The upcoming family-friendly film “Last Ounce of Courage” by screenwriter Darrel Campbell takes the debate surrounding religious freedom and public expression of faith to the big screen.
Campbell said he intends the film to not only address how and why we celebrate Christmas in today's politically correct society, but also honor the soldiers and veterans who serve our country, “strap on the boots, and go in harm’s way.”
The movie, which will be released Sept. 14 on 1,200 screens nationwide, follows three generations of the fictional Revere family.
Bob Revere, played by veteran actor Marshall Teague, is a decorated war hero and the part-time mayor of a small town. But his life drastically changes when his son Tom goes off to war and is killed. Adding to his pain, Tom's young wife – who had just given birth to their son Christian – drifts away from the family in her grief.

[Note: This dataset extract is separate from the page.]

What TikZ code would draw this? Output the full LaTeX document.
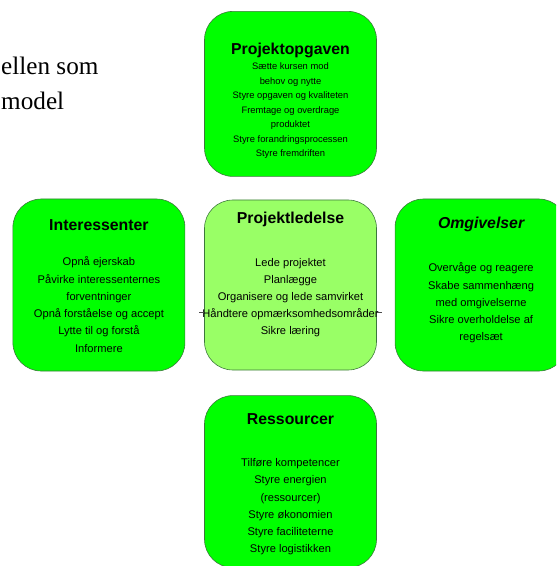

After 14 years, however, Christian and his mom decide to come back into the Reveres' life one holiday season, looking for the family they desperately need and miss.
When he settles into the community, Christian finds himself chastised for bringing a bible to school and observes Christmas being ignored or secularized when once it was celebrated by locals.
One day, Christian asks his grandfather what his father had died for. When Bob has no quick answer, they both start down a road to find the answer’s they have been hiding from. Soon, all three generations of Reveres take a stand for their beliefs and end up inspiring an entire town.
Campbell told CNA on Aug. 22 that the film is “a celebration of those who have given their last full measure of devotion.”
The screenwriter’s father was a Sergeant in the U.S. Army during World War II and his brother, Campbell’s uncle, lost his life in that same war. Campbell said he wants the film to prompt audiences to ask “what can I do to make sure their sacrifice is not in vain?”
Lead actor Marshall Teague agreed. He told CNA he hopes that moviegoers ask themselves “what are we willing to do?”
“You start with your first ounce of courage,” he said, explaining that “That first ounce of courage is your voice – speaking up.”
Finding one's voice allows individuals to publicly say “I believe in this country, I believe in the people, I believe in freedom, I believe in my church, my religion, my faith,” Teague said. “This country is based on faith, family, and freedom, and that’s what the movie is about.”
“It is very rare for faith based film to be about our country and our people,” he added. “This is really a movie about all of us.”
Campbell said he aimed to make the film in a way that was “ecumenical – in the sense that it’s not Protestant or Catholic, but it is Christian.”